Minnie Agnes Filson (3 May 1898 – 7 November 1971) was an Australian poet. She wrote under a number of pseudonyms including Rickety Kate (sometimes Ricketty Kate), Stella Filson, Michael Strong, Judith Grey and Rex Kater.

== Life ==
Minnie Agnes Filson was born on 3 May 1898 at Wyalong, then a gold-mining settlement. She grew up in Mosman and was educated there.

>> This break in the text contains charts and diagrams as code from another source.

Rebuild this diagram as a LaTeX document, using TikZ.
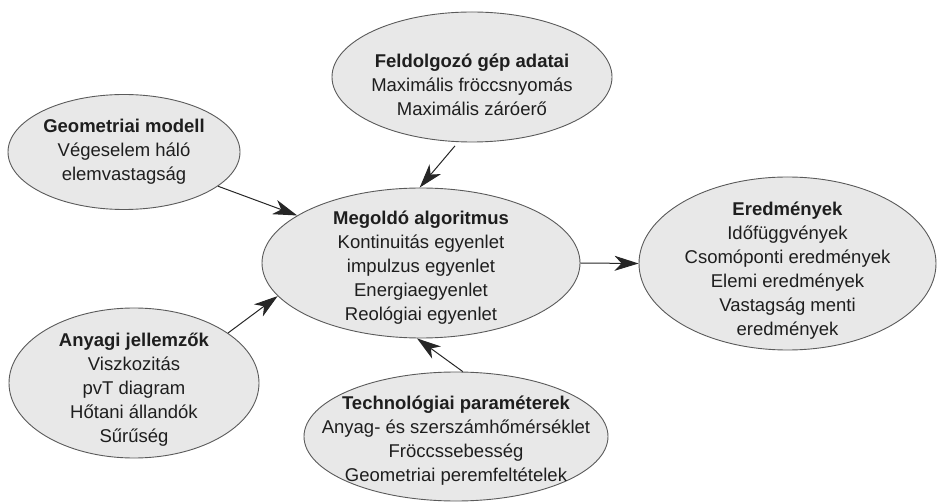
\documentclass[tikz,border=0pt]{standalone}
\usepackage{fontspec}
\setmainfont{Liberation Sans}
\usetikzlibrary{shapes.geometric,arrows.meta}
\definecolor{blobfill}{HTML}{E8E8E8}
\definecolor{blobline}{HTML}{5A5A5A}
\definecolor{txtcol}{HTML}{1E1E1E}
\tikzset{
  blob/.style={ellipse, draw=blobline, line width=0.9pt, fill=blobfill, inner sep=0pt},
  txt/.style={align=center, text=txtcol, font=\fontsize{18.5}{24}\selectfont, inner sep=0pt},
  arr/.style={draw=black!85, line width=1pt, -{Stealth[length=24pt,width=15pt,inset=7pt]}}
}
\begin{document}
\begin{tikzpicture}[x=1pt,y=-1pt]
\useasboundingbox (0,0) rectangle (937,502);
% ellipses
\node[blob, minimum width=232pt, minimum height=115pt] (geo) at (124,152) {};
\node[blob, minimum width=280pt, minimum height=130pt] (feld) at (472,77) {};
\node[blob, minimum width=318pt, minimum height=150pt] (meg) at (421,263) {};
\node[blob, minimum width=297pt, minimum height=173pt] (ered) at (787.5,263.5) {};
\node[blob, minimum width=250pt, minimum height=150pt] (anyag) at (134,383) {};
\node[blob, minimum width=304pt, minimum height=129pt] (tech) at (456,436.5) {};
% texts
\node[txt] (geoT) at (124,152) {\textbf{Geometriai modell}\\Végeselem háló\\elemvastagság};
\node[txt] (feldT) at (472,85) {\textbf{Feldolgozó gép adatai}\\Maximális fröccsnyomás\\Maximális záróerő};
\node[txt] (megT) at (421,268) {\textbf{Megoldó algoritmus}\\Kontinuitás egyenlet\\impulzus egyenlet\\Energiaegyenlet\\Reológiai egyenlet};
\node[txt] (eredT) at (787.5,271) {\textbf{Eredmények}\\Időfüggvények\\Csomóponti eredmények\\Elemi eredmények\\Vastagság menti\\eredmények};
\node[txt] (anyagT) at (134,390) {\textbf{Anyagi jellemzők}\\Viszkozitás\\pvT diagram\\Hőtani állandók\\Sűrűség};
\node[txt] (techT) at (456,441) {\textbf{Technológiai paraméterek}\\Anyag- és szerszámhőmérséklet\\Fröccssebesség\\Geometriai peremfeltételek};
% connectors
\draw[arr] (geo.340.9) -- (meg.159.5);
\draw[arr, shorten <=5pt] (feld.258) -- (meg.91.5);
\draw[arr] (anyag.28.3) -- (meg.193.7);
\draw[arr] (tech.84.8) -- (meg.267);
\draw[arr] (meg.east) -- (ered.west);
\end{tikzpicture}
\end{document}
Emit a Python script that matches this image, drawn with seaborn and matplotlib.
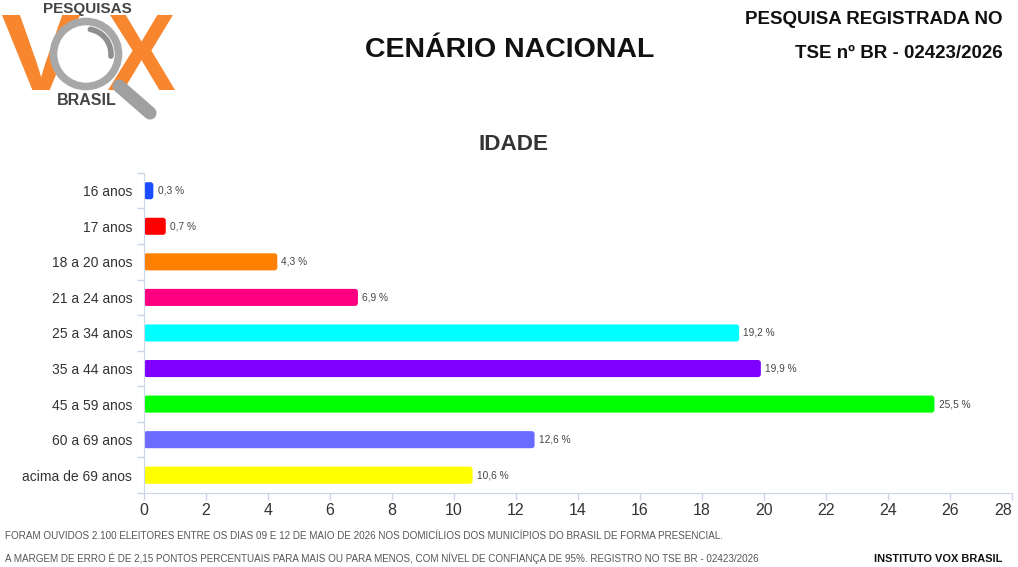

At the time of her marriage, she was manager of the Church Standard. On 6 December 1924 she married Arthur Johnston Filson. She suffered rheumatoid arthritis which was exacerbated after the birth of her only son the following year. Bed-bound, she adopted the pseudonym, Rickety Kate. The Sun described her writing practice: "She composes, corrects and scans mentally. It means a lot of memorising–and some of her narrative poems are long. Finally she dictates to either of two friends who have elected themselves her scribes–but that necessarily at their convenience." She was unable to hold a book to read, again friends read poetry to her but her "greatest joy is the daily ten minutes when my son holds up a book for me to read myself".

Filson contributed poems to The Sydney Morning Herald in the 1930s, including one called the "Sydney Harbour Bridge". She also wrote poems and stories for The New South Wales School Magazine from the early 1930s until at least 1954.

She was a member of the Jindyworobak poetry movement; her 1944 book, Bralgah, was a Jindyworobak publication and individual poems were included in the Jindyworobak Anthology of 1941, 1942, 1944, 1946 and 1952.

Her poetry has been included in a number of anthologies, including The Penguin Book of Australian Woman Poets, Sydney's Poems: A Selection on the Occasion of the City's One Hundred and Fiftieth Anniversary 1842–1992, Macquarie PEN Anthology of Australian Literature, Australian Poetry Since 1788 and The Oxford Book of Australian Women's Verse.

Filson wrote Feet on the Ground in the 1940s, using the pseudonym Judith Grey. It was published posthumously in 2008 by her granddaughter, artist Lenore Bassan, who created a concertina book, Cornerstone, about Filson's house at Cremorne.

Her papers are held in the State Library of New South Wales.

== Works ==

- Rhymes & Whimsies, 1930
- Out of the Dust, 1939
- Bralgah: A legend, 1944
- Feet on the Ground: An autobiographical novel, 2008

== Death ==
Filson died on 7 November 1971 at Cremorne, New South Wales.